Task to complete: Everything from the first line of the data through the line with "return stats" is to be echoed exactly, minus the pictures.

Collected material:
————————
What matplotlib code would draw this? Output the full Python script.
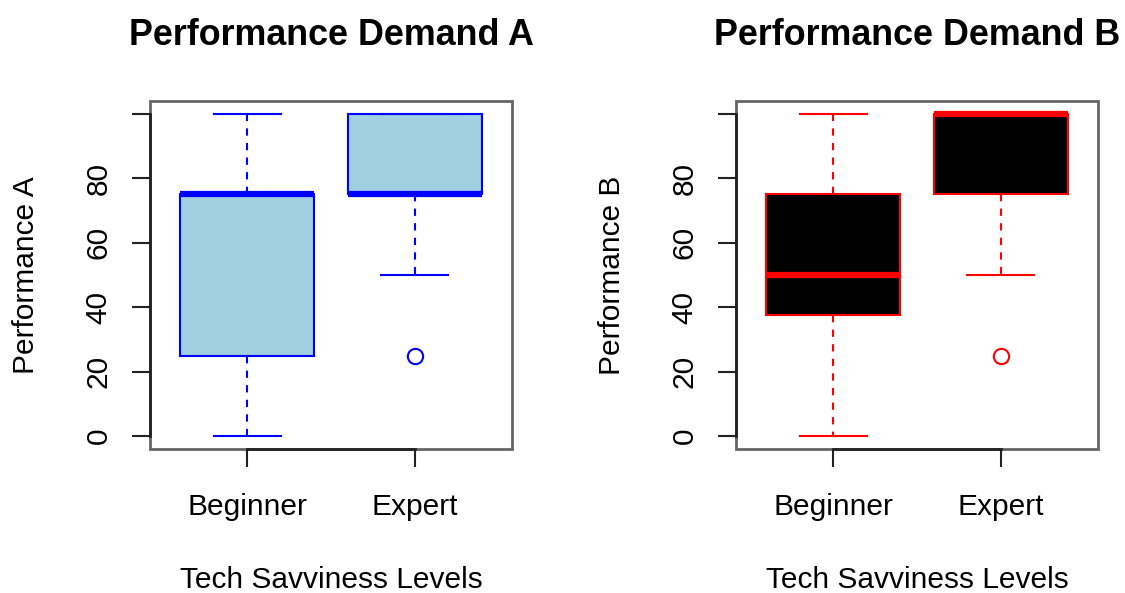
import matplotlib
matplotlib.use("Agg")
import matplotlib.pyplot as plt

plt.rcParams['font.family'] = ['Liberation Sans', 'DejaVu Sans']

# Box summary values
groups = ['Beginner', 'Expert']

a_low = [0, 50]
a_q1 = [25, 75]
a_med = [75, 75]
a_q3 = [75, 100]
a_high = [100, 100]
a_out = [[], [25]]

b_low = [0, 50]
b_q1 = [37.5, 75]
b_med = [50, 100]
b_q3 = [75, 100]
b_high = [100, 100]
b_out = [[], [25]]

yticks = [0, 20, 40, 60, 80, 100]
ytick_labels = ['0', '20', '40', '60', '80', '']


def make_stats(low, q1, med, q3, high, out):
    stats = []
    for i in range(len(groups)):
        stats.append(dict(label=groups[i], whislo=low[i], q1=q1[i], med=med[i],
                          q3=q3[i], whishi=high[i], fliers=out[i]))
    return stats


def draw_panel(ax, stats, fill, edge, title, ylabel):
    ax.bxp(stats, positions=[1, 2], widths=0.8, capwidths=0.4, patch_artist=True,
           boxprops=dict(facecolor=fill, edgecolor=edge, linewidth=1.5),
           medianprops=dict(color=edge, linewidth=4.5, solid_capstyle='butt'),
           whiskerprops=dict(color=edge, linewidth=1.5, linestyle=(0, (3.5, 3.5))),
           capprops=dict(color=edge, linewidth=1.5),
           flierprops=dict(marker='o', markerfacecolor='none', markeredgecolor=edge,
                           markersize=11, markeredgewidth=1.5))
    ax.set_xlim(0.42, 2.58)
    ax.set_ylim(-4, 104)
    ax.set_yticks(yticks)
    ax.set_yticklabels(ytick_labels, rotation=90, va='center')
    ax.set_xticks([1, 2])
    ax.set_xticklabels(groups)
    ax.tick_params(axis='both', length=13, width=1.5, labelsize=21.5, color='#222222')
    ax.tick_params(axis='y', pad=14)
    ax.tick_params(axis='x', pad=19)
    # R-style frame plus axis lines only between the outer ticks
    ax.patch.set_edgecolor('#666666')
    ax.patch.set_linewidth(2)
    ax.spines['top'].set_visible(False)
    ax.spines['right'].set_visible(False)
    ax.spines['left'].set_bounds(0, 100)
    ax.spines['bottom'].set_bounds(1, 2)
    for s in ['left', 'bottom']:
        ax.spines[s].set_color('#222222')
        ax.spines[s].set_linewidth(2)
    ax.set_title(title, fontsize=25.8, fontweight='bold', pad=40)
    ax.set_xlabel('Tech Savviness Levels', fontsize=21.5, labelpad=32)
    ax.set_ylabel(ylabel, fontsize=21.5, labelpad=32)


fig = plt.figure(figsize=(11.25, 5.93), dpi=100)
ax1 = fig.add_axes([150 / 1125, 1 - 449 / 593, 362 / 1125, 348 / 593])
ax2 = fig.add_axes([736 / 1125, 1 - 449 / 593, 362 / 1125, 348 / 593])

draw_panel(ax1, make_stats(a_low, a_q1, a_med, a_q3, a_high, a_out),
           '#9fcfe0', 'blue', 'Performance Demand A', 'Performance A')
draw_panel(ax2, make_stats(b_low, b_q1, b_med, b_q3, b_high, b_out),
           'black', 'red', 'Performance Demand B', 'Performance B')

fig.savefig('out.png', dpi=100)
————————
Solution for this task:
What matplotlib code would draw this? Output the full Python script.
import matplotlib
matplotlib.use("Agg")
import matplotlib.pyplot as plt

plt.rcParams['font.family'] = ['Liberation Sans', 'DejaVu Sans']

# Box summary values
groups = ['Beginner', 'Expert']

a_low = [0, 50]
a_q1 = [25, 75]
a_med = [75, 75]
a_q3 = [75, 100]
a_high = [100, 100]
a_out = [[], [25]]

b_low = [0, 50]
b_q1 = [37.5, 75]
b_med = [50, 100]
b_q3 = [75, 100]
b_high = [100, 100]
b_out = [[], [25]]

yticks = [0, 20, 40, 60, 80, 100]
ytick_labels = ['0', '20', '40', '60', '80', '']


def make_stats(low, q1, med, q3, high, out):
    stats = []
    for i in range(len(groups)):
        stats.append(dict(label=groups[i], whislo=low[i], q1=q1[i], med=med[i],
                          q3=q3[i], whishi=high[i], fliers=out[i]))
    return stats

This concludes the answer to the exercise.